• _RECORDED DATA_:
>> START

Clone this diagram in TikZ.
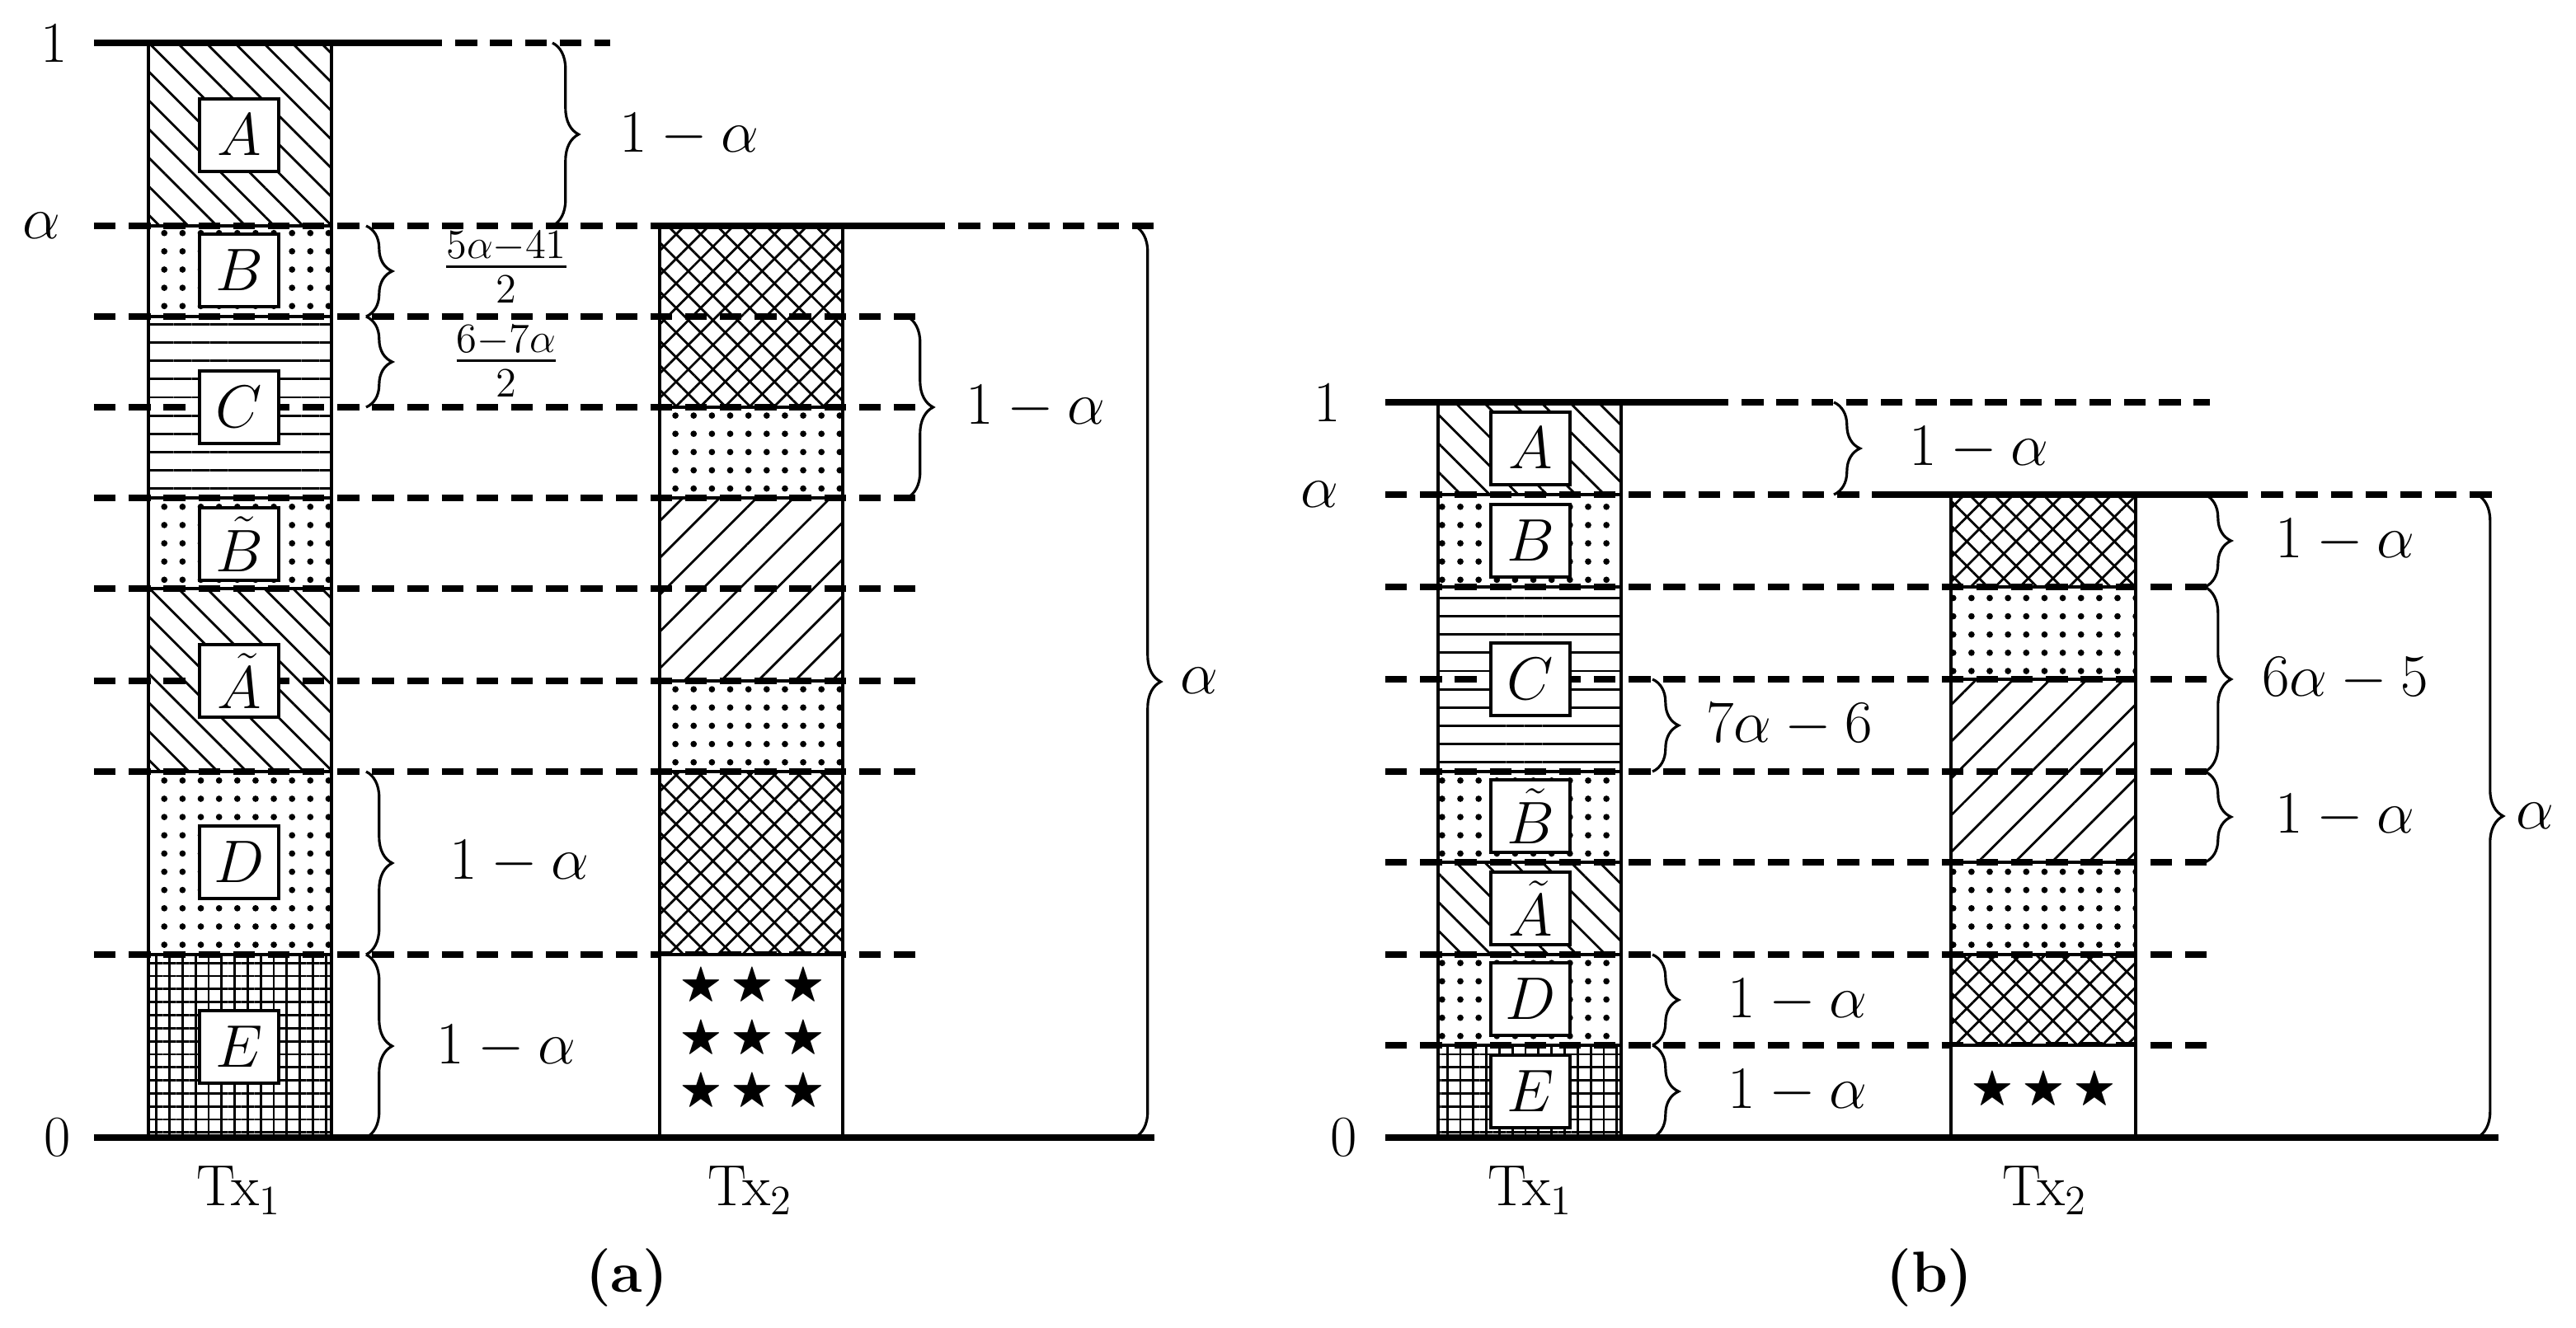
\documentclass[tikz,border=0pt]{standalone}
\usepackage{amsmath,amssymb}
\usetikzlibrary{patterns.meta,decorations.pathreplacing}
\tikzset{
  every node/.style={font=\fontsize{20}{24}\selectfont},
  col/.style={draw=black,line width=0.9pt},
  lbl/.style={draw=black,fill=white,line width=0.9pt,minimum width=0.96cm,minimum height=0.88cm,inner sep=0pt},
  lvldash/.style={line width=2pt,dash pattern=on 7.5pt off 4.5pt},
  lvlsolid/.style={line width=2pt},
  brc/.style={decorate,decoration={brace,amplitude=9pt},line width=0.9pt},
  star/.style={font=\fontsize{15}{18}\selectfont},
  pdots/.style={pattern={Dots[distance=6.3pt,radius=1.1pt]}},
  phor/.style={pattern={Lines[angle=0,distance=6.3pt,line width=0.8pt]}},
  pnw/.style={pattern={Lines[angle=-45,distance=7pt,line width=0.8pt]}},
  pne/.style={pattern={Lines[angle=45,distance=9pt,line width=0.8pt]}},
  pcross/.style={pattern={Hatch[angle=45,distance=6pt,line width=0.8pt]}},
  pgrid/.style={pattern={Hatch[angle=0,distance=4.5pt,line width=0.8pt]}}
}
\begin{document}
\begin{tikzpicture}[x=0.02cm,y=-0.02cm]
\useasboundingbox (0,0) rectangle (1562,805.5);

% ---------- (a) ----------
% levels
\draw[lvlsolid] (57,26) -- (255,26);
\draw[lvldash] (255,26) -- (370,26);
\draw[lvldash] (57,137) -- (400,137);
\draw[lvlsolid] (400,137) -- (560,137);
\draw[lvldash] (560,137) -- (700,137);
\foreach \ly in {192,247,302,357,413,468,579}
  \draw[lvldash] (57,\ly) -- (555,\ly);
% Tx1
\draw[col,pnw] (90,26) rectangle (201,137);
\draw[col,pdots] (90,137) rectangle (201,192);
\draw[col,phor] (90,192) rectangle (201,302);
\draw[col,pdots] (90,302) rectangle (201,357);
\draw[col,pnw] (90,357) rectangle (201,468);
\draw[col,pdots] (90,468) rectangle (201,579);
\draw[col,pgrid] (90,579) rectangle (201,690);
\node[lbl] (aA) at (145,82) {$A$};
\node[lbl] (aB) at (145,164) {$B$};
\node[lbl] (aC) at (145,247) {$C$};
\node[lbl] (aBt) at (145,330) {$\tilde{B}$};
\node[lbl] (aAt) at (145,413) {$\tilde{A}$};
\node[lbl] (aD) at (145,523) {$D$};
\node[lbl] (aE) at (145,635) {$E$};
% Tx2
\draw[col,pcross] (400,137) rectangle (511,247);
\draw[col,pdots] (400,247) rectangle (511,302);
\draw[col,pne] (400,302) rectangle (511,413);
\draw[col,pdots] (400,413) rectangle (511,468);
\draw[col,pcross] (400,468) rectangle (511,579);
\draw[col,fill=white] (400,579) rectangle (511,690);
\foreach \sx in {425,456,487}
  \foreach \sy in {598,630,662}
    \node[star] at (\sx,\sy) {$\bigstar$};
\draw[lvlsolid] (57,690) -- (700,690);
\node (a1) at (33,26) {1};
\node (aal) at (25,137) {$\alpha$};
\node (a0) at (35,690) {0};
\node (atx1) at (145,722) {Tx$_1$};
\node (atx2) at (455,722) {Tx$_2$};
\node (acap) at (380,775) {\textbf{(a)}};
% braces
\draw[brc] (335,26) -- (335,137);
\node at (418,82) {$1-\alpha$};
\draw[brc] (222,137) -- (222,192);
\node at (307,162) {$\frac{5\alpha-41}{2}$};
\draw[brc] (222,192) -- (222,247);
\node at (307,219) {$\frac{6-7\alpha}{2}$};
\draw[brc] (550,192) -- (550,302);
\node at (628,247) {$1-\alpha$};
\draw[brc] (688,137) -- (688,690);
\node at (727,413) {$\alpha$};
\draw[brc] (222,468) -- (222,579);
\node at (315,523) {$1-\alpha$};
\draw[brc] (222,579) -- (222,690);
\node at (307,635) {$1-\alpha$};

% ---------- (b) ----------
% levels
\draw[lvlsolid] (840,244) -- (1035,244);
\draw[lvldash] (1035,244) -- (1340,244);
\draw[lvldash] (840,300) -- (1145,300);
\draw[lvlsolid] (1145,300) -- (1350,300);
\draw[lvldash] (1350,300) -- (1515,300);
\foreach \ly in {356,412,468,523,579,634}
  \draw[lvldash] (840,\ly) -- (1340,\ly);
% Tx1
\draw[col,pnw] (872,244) rectangle (983,300);
\draw[col,pdots] (872,300) rectangle (983,356);
\draw[col,phor] (872,356) rectangle (983,468);
\draw[col,pdots] (872,468) rectangle (983,523);
\draw[col,pnw] (872,523) rectangle (983,579);
\draw[col,pdots] (872,579) rectangle (983,634);
\draw[col,pgrid] (872,634) rectangle (983,690);
\node[lbl] (bA) at (928,272) {$A$};
\node[lbl] (bB) at (928,328) {$B$};
\node[lbl] (bC) at (928,412) {$C$};
\node[lbl] (bBt) at (928,495) {$\tilde{B}$};
\node[lbl] (bAt) at (928,551) {$\tilde{A}$};
\node[lbl] (bD) at (928,606) {$D$};
\node[lbl] (bE) at (928,662) {$E$};
% Tx2
\draw[col,pcross] (1183,300) rectangle (1295,356);
\draw[col,pdots] (1183,356) rectangle (1295,412);
\draw[col,pne] (1183,412) rectangle (1295,523);
\draw[col,pdots] (1183,523) rectangle (1295,579);
\draw[col,pcross] (1183,579) rectangle (1295,634);
\draw[col,fill=white] (1183,634) rectangle (1295,690);
\foreach \sx in {1208,1239,1270}
  \node[star] at (\sx,661) {$\bigstar$};
\draw[lvlsolid] (840,690) -- (1515,690);
\node (b1) at (805,244) {1};
\node (bal) at (800,300) {$\alpha$};
\node (b0) at (815,690) {0};
\node (btx1) at (928,722) {Tx$_1$};
\node (btx2) at (1240,722) {Tx$_2$};
\node (bcap) at (1170,775) {\textbf{(b)}};
% braces
\draw[brc] (1112,244) -- (1112,300);
\node at (1200,272) {$1-\alpha$};
\draw[brc] (1337,300) -- (1337,356);
\node at (1422,328) {$1-\alpha$};
\draw[brc] (1337,356) -- (1337,468);
\node at (1422,412) {$6\alpha-5$};
\draw[brc] (1337,468) -- (1337,523);
\node at (1422,495) {$1-\alpha$};
\draw[brc] (1002,412) -- (1002,468);
\node at (1085,440) {$7\alpha-6$};
\draw[brc] (1002,579) -- (1002,634);
\node at (1090,607) {$1-\alpha$};
\draw[brc] (1002,634) -- (1002,690);
\node at (1090,662) {$1-\alpha$};
\draw[brc] (1502,300) -- (1502,690);
\node at (1537,495) {$\alpha$};
\end{tikzpicture}
\end{document}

>> END

• _WHAT TO PRODUCE_: Leave every image out, and retype the material exactly.

• _SOLUTION_:
Clone this diagram in TikZ.
\documentclass[tikz,border=0pt]{standalone}
\usepackage{amsmath,amssymb}
\usetikzlibrary{patterns.meta,decorations.pathreplacing}
\tikzset{
  every node/.style={font=\fontsize{20}{24}\selectfont},
  col/.style={draw=black,line width=0.9pt},
  lbl/.style={draw=black,fill=white,line width=0.9pt,minimum width=0.96cm,minimum height=0.88cm,inner sep=0pt},
  lvldash/.style={line width=2pt,dash pattern=on 7.5pt off 4.5pt},
  lvlsolid/.style={line width=2pt},
  brc/.style={decorate,decoration={brace,amplitude=9pt},line width=0.9pt},
  star/.style={font=\fontsize{15}{18}\selectfont},
  pdots/.style={pattern={Dots[distance=6.3pt,radius=1.1pt]}},
  phor/.style={pattern={Lines[angle=0,distance=6.3pt,line width=0.8pt]}},
  pnw/.style={pattern={Lines[angle=-45,distance=7pt,line width=0.8pt]}},
  pne/.style={pattern={Lines[angle=45,distance=9pt,line width=0.8pt]}},
  pcross/.style={pattern={Hatch[angle=45,distance=6pt,line width=0.8pt]}},
  pgrid/.style={pattern={Hatch[angle=0,distance=4.5pt,line width=0.8pt]}}
}
\begin{document}
\begin{tikzpicture}[x=0.02cm,y=-0.02cm]
\useasboundingbox (0,0) rectangle (1562,805.5);

% ---------- (a) ----------
% levels
\draw[lvlsolid] (57,26) -- (255,26);
\draw[lvldash] (255,26) -- (370,26);
\draw[lvldash] (57,137) -- (400,137);
\draw[lvlsolid] (400,137) -- (560,137);
\draw[lvldash] (560,137) -- (700,137);
\foreach \ly in {192,247,302,357,413,468,579}
  \draw[lvldash] (57,\ly) -- (555,\ly);
% Tx1
\draw[col,pnw] (90,26) rectangle (201,137);
\draw[col,pdots] (90,137) rectangle (201,192);
\draw[col,phor] (90,192) rectangle (201,302);
\draw[col,pdots] (90,302) rectangle (201,357);
\draw[col,pnw] (90,357) rectangle (201,468);
\draw[col,pdots] (90,468) rectangle (201,579);
\draw[col,pgrid] (90,579) rectangle (201,690);
\node[lbl] (aA) at (145,82) {$A$};
\node[lbl] (aB) at (145,164) {$B$};
\node[lbl] (aC) at (145,247) {$C$};
\node[lbl] (aBt) at (145,330) {$\tilde{B}$};
\node[lbl] (aAt) at (145,413) {$\tilde{A}$};
\node[lbl] (aD) at (145,523) {$D$};
\node[lbl] (aE) at (145,635) {$E$};
% Tx2
\draw[col,pcross] (400,137) rectangle (511,247);
\draw[col,pdots] (400,247) rectangle (511,302);
\draw[col,pne] (400,302) rectangle (511,413);
\draw[col,pdots] (400,413) rectangle (511,468);
\draw[col,pcross] (400,468) rectangle (511,579);
\draw[col,fill=white] (400,579) rectangle (511,690);
\foreach \sx in {425,456,487}
  \foreach \sy in {598,630,662}
    \node[star] at (\sx,\sy) {$\bigstar$};
\draw[lvlsolid] (57,690) -- (700,690);
\node (a1) at (33,26) {1};
\node (aal) at (25,137) {$\alpha$};
\node (a0) at (35,690) {0};
\node (atx1) at (145,722) {Tx$_1$};
\node (atx2) at (455,722) {Tx$_2$};
\node (acap) at (380,775) {\textbf{(a)}};
% braces
\draw[brc] (335,26) -- (335,137);
\node at (418,82) {$1-\alpha$};
\draw[brc] (222,137) -- (222,192);
\node at (307,162) {$\frac{5\alpha-41}{2}$};
\draw[brc] (222,192) -- (222,247);
\node at (307,219) {$\frac{6-7\alpha}{2}$};
\draw[brc] (550,192) -- (550,302);
\node at (628,247) {$1-\alpha$};
\draw[brc] (688,137) -- (688,690);
\node at (727,413) {$\alpha$};
\draw[brc] (222,468) -- (222,579);
\node at (315,523) {$1-\alpha$};
\draw[brc] (222,579) -- (222,690);
\node at (307,635) {$1-\alpha$};

% ---------- (b) ----------
% levels
\draw[lvlsolid] (840,244) -- (1035,244);
\draw[lvldash] (1035,244) -- (1340,244);
\draw[lvldash] (840,300) -- (1145,300);
\draw[lvlsolid] (1145,300) -- (1350,300);
\draw[lvldash] (1350,300) -- (1515,300);
\foreach \ly in {356,412,468,523,579,634}
  \draw[lvldash] (840,\ly) -- (1340,\ly);
% Tx1
\draw[col,pnw] (872,244) rectangle (983,300);
\draw[col,pdots] (872,300) rectangle (983,356);
\draw[col,phor] (872,356) rectangle (983,468);
\draw[col,pdots] (872,468) rectangle (983,523);
\draw[col,pnw] (872,523) rectangle (983,579);
\draw[col,pdots] (872,579) rectangle (983,634);
\draw[col,pgrid] (872,634) rectangle (983,690);
\node[lbl] (bA) at (928,272) {$A$};
\node[lbl] (bB) at (928,328) {$B$};
\node[lbl] (bC) at (928,412) {$C$};
\node[lbl] (bBt) at (928,495) {$\tilde{B}$};
\node[lbl] (bAt) at (928,551) {$\tilde{A}$};
\node[lbl] (bD) at (928,606) {$D$};
\node[lbl] (bE) at (928,662) {$E$};
% Tx2
\draw[col,pcross] (1183,300) rectangle (1295,356);
\draw[col,pdots] (1183,356) rectangle (1295,412);
\draw[col,pne] (1183,412) rectangle (1295,523);
\draw[col,pdots] (1183,523) rectangle (1295,579);
\draw[col,pcross] (1183,579) rectangle (1295,634);
\draw[col,fill=white] (1183,634) rectangle (1295,690);
\foreach \sx in {1208,1239,1270}
  \node[star] at (\sx,661) {$\bigstar$};
\draw[lvlsolid] (840,690) -- (1515,690);
\node (b1) at (805,244) {1};
\node (bal) at (800,300) {$\alpha$};
\node (b0) at (815,690) {0};
\node (btx1) at (928,722) {Tx$_1$};
\node (btx2) at (1240,722) {Tx$_2$};
\node (bcap) at (1170,775) {\textbf{(b)}};
% braces
\draw[brc] (1112,244) -- (1112,300);
\node at (1200,272) {$1-\alpha$};
\draw[brc] (1337,300) -- (1337,356);
\node at (1422,328) {$1-\alpha$};
\draw[brc] (1337,356) -- (1337,468);
\node at (1422,412) {$6\alpha-5$};
\draw[brc] (1337,468) -- (1337,523);
\node at (1422,495) {$1-\alpha$};
\draw[brc] (1002,412) -- (1002,468);
\node at (1085,440) {$7\alpha-6$};
\draw[brc] (1002,579) -- (1002,634);
\node at (1090,607) {$1-\alpha$};
\draw[brc] (1002,634) -- (1002,690);
\node at (1090,662) {$1-\alpha$};
\draw[brc] (1502,300) -- (1502,690);
\node at (1537,495) {$\alpha$};
\end{tikzpicture}
\end{document}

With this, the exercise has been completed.